-- Task --
Leaving the pictures out, print the lines from the first line of the listing through the line containing "-318, -306, -298]", exactly as they read, and no others.

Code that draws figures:
....

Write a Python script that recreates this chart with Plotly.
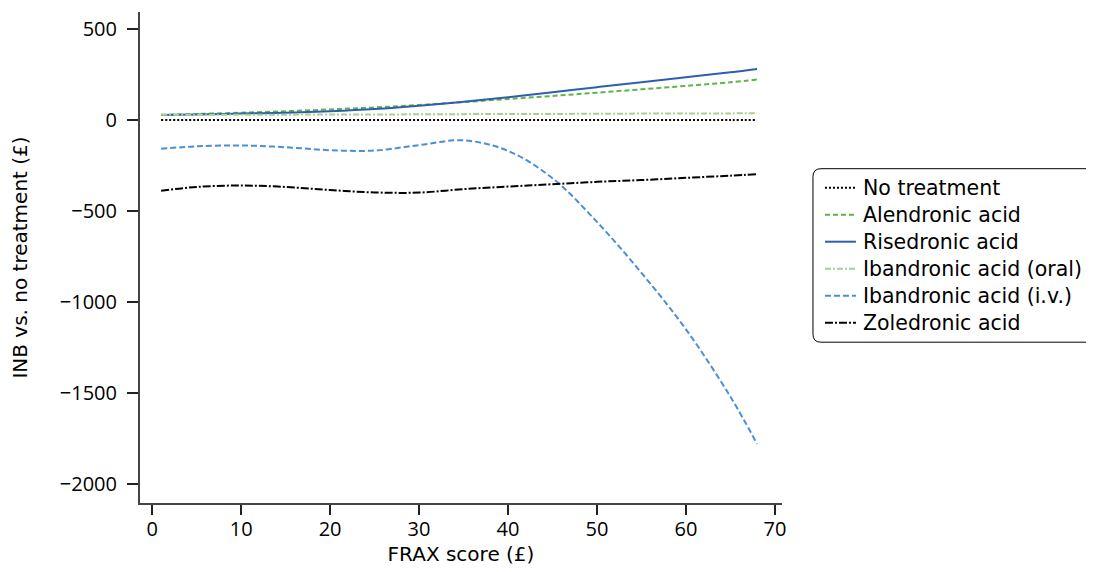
import plotly.graph_objects as go

frax = [1, 5, 10, 15, 20, 25, 30, 35, 40, 45, 50, 55, 60, 65, 68]

no_treatment = [0] * len(frax)
alendronic = [28, 33, 40, 48, 58, 69, 82, 98, 115, 132, 150, 168, 187, 207, 222]
risedronic = [27, 30, 35, 40, 48, 60, 78, 100, 125, 152, 180, 207, 235, 262, 280]
iband_oral = [28, 28, 28, 29, 30, 30, 31, 32, 33, 33, 34, 35, 35, 36, 37]
iband_iv = [-158, -145, -140, -150, -166, -168, -138, -112, -170, -320, -560, -840, -1150, -1520, -1780]
zoledronic = [-389, -368, -360, -368, -385, -398, -399, -380, -366, -353, -340, -330, -318, -306, -298]

names = ["No treatment", "Alendronic acid", "Risedronic acid",
         "Ibandronic acid (oral)", "Ibandronic acid (i.v.)", "Zoledronic acid"]
values = [no_treatment, alendronic, risedronic, iband_oral, iband_iv, zoledronic]
colors = ["#000000", "#5fb446", "#2d5fae", "#a9d18e", "#4a8fd6", "#000000"]
dashes = ["2px,2px", "5px,3px", "solid", "6px,2px,2px,2px", "6px,3px", "8px,2px,2px,2px"]

TICK_FONT = "Open Sans"
TEXT_FONT = "DejaVu Sans"
OFF = 8  # page body margin
W, H = 1094 - OFF, 572 - OFF
# plot area in page pixels
PX0, PX1, PY0, PY1 = 139.5, 782, 12.3, 503.3
L = PX0 - OFF
T = PY0 - OFF
R = W - (PX1 - OFF)
B = H - (PY1 - OFF)
pw = PX1 - PX0
ph = PY1 - PY0


def px2paper_x(px):
    return (px - PX0) / pw


def px2paper_y(py):
    return 1 - (py - PY0) / ph


fig = go.Figure()
for name, vals, color, dash in zip(names, values, colors, dashes):
    fig.add_trace(go.Scatter(
        x=frax, y=vals, name=name, mode="lines", showlegend=False,
        line=dict(color=color, width=2, dash=dash, shape="spline", smoothing=1.0),
    ))

# legend box with rounded left corners (right side runs off the page)
x0, x1 = px2paper_x(813), px2paper_x(1100)
y0, y1 = px2paper_y(342.5), px2paper_y(169)
rx = 8 / pw
ry = 8 / ph
path = (f"M {x0+rx},{y1} L {x1},{y1} L {x1},{y0} L {x0+rx},{y0} "
        f"Q {x0},{y0} {x0},{y0+ry} L {x0},{y1-ry} Q {x0},{y1} {x0+rx},{y1} Z")
shapes = [dict(type="path", xref="paper", yref="paper", path=path,
               line=dict(color="#000000", width=1), fillcolor="rgba(0,0,0,0)")]
annotations = []
ROW0, ROWSTEP = 188, 27
for i, (name, color, dash) in enumerate(zip(names, colors, dashes)):
    yy = px2paper_y(ROW0 + i * ROWSTEP)
    shapes.append(dict(type="line", xref="paper", yref="paper",
                       x0=px2paper_x(825), x1=px2paper_x(856), y0=yy, y1=yy,
                       line=dict(color=color, width=2, dash=dash)))
    annotations.append(dict(xref="paper", yref="paper", x=px2paper_x(862), y=yy,
                            xanchor="left", yanchor="middle", showarrow=False,
                            borderpad=0,
                            text=name, font=dict(family=TEXT_FONT, size=20.5, color="#000000")))

fig.update_layout(
    width=W, height=H,
    margin=dict(l=L, r=R, t=T, b=B, pad=0, autoexpand=False),
    paper_bgcolor="white", plot_bgcolor="white",
    font=dict(family=TICK_FONT, size=20, color="#000000"),
    showlegend=False,
    shapes=shapes,
    annotations=annotations,
    xaxis=dict(
        range=[-1.37, 70.8], tickvals=[0, 10, 20, 30, 40, 50, 60, 70],
        showgrid=False, zeroline=False, showline=True, linecolor="#444444", linewidth=2,
        ticks="outside", ticklen=10, tickwidth=2, tickcolor="#222222",
        ticklabelstandoff=-3,
        title=dict(text="FRAX score (£)", font=dict(family=TEXT_FONT, size=20), standoff=6),
        tickfont=dict(family=TICK_FONT, size=20), automargin=False,
    ),
    yaxis=dict(
        range=[-2104, 593], tickvals=[500, 0, -500, -1000, -1500, -2000],
        showgrid=False, zeroline=False, showline=True, linecolor="#444444", linewidth=2,
        ticks="outside", ticklen=11, tickwidth=2, tickcolor="#222222",
        ticklabelstandoff=6,
        title=dict(text="INB vs. no treatment (£)", font=dict(family=TEXT_FONT, size=20), standoff=50),
        tickfont=dict(family=TICK_FONT, size=20), automargin=False,
    ),
)

fig.write_html("out.html")
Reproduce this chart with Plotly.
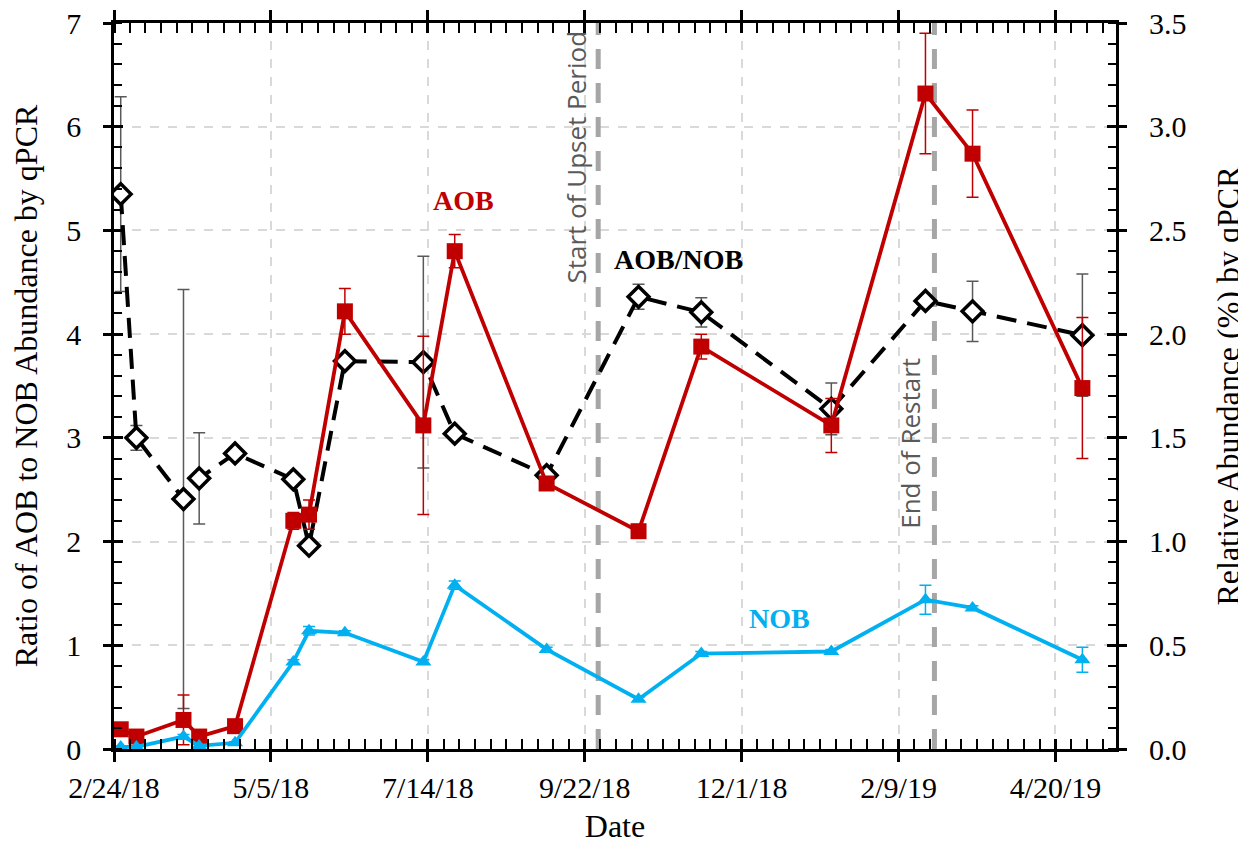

....

-- Solved exercise --
Write a Python script that recreates this chart with Plotly.
import plotly.graph_objects as go

frax = [1, 5, 10, 15, 20, 25, 30, 35, 40, 45, 50, 55, 60, 65, 68]

no_treatment = [0] * len(frax)
alendronic = [28, 33, 40, 48, 58, 69, 82, 98, 115, 132, 150, 168, 187, 207, 222]
risedronic = [27, 30, 35, 40, 48, 60, 78, 100, 125, 152, 180, 207, 235, 262, 280]
iband_oral = [28, 28, 28, 29, 30, 30, 31, 32, 33, 33, 34, 35, 35, 36, 37]
iband_iv = [-158, -145, -140, -150, -166, -168, -138, -112, -170, -320, -560, -840, -1150, -1520, -1780]
zoledronic = [-389, -368, -360, -368, -385, -398, -399, -380, -366, -353, -340, -330, -318, -306, -298]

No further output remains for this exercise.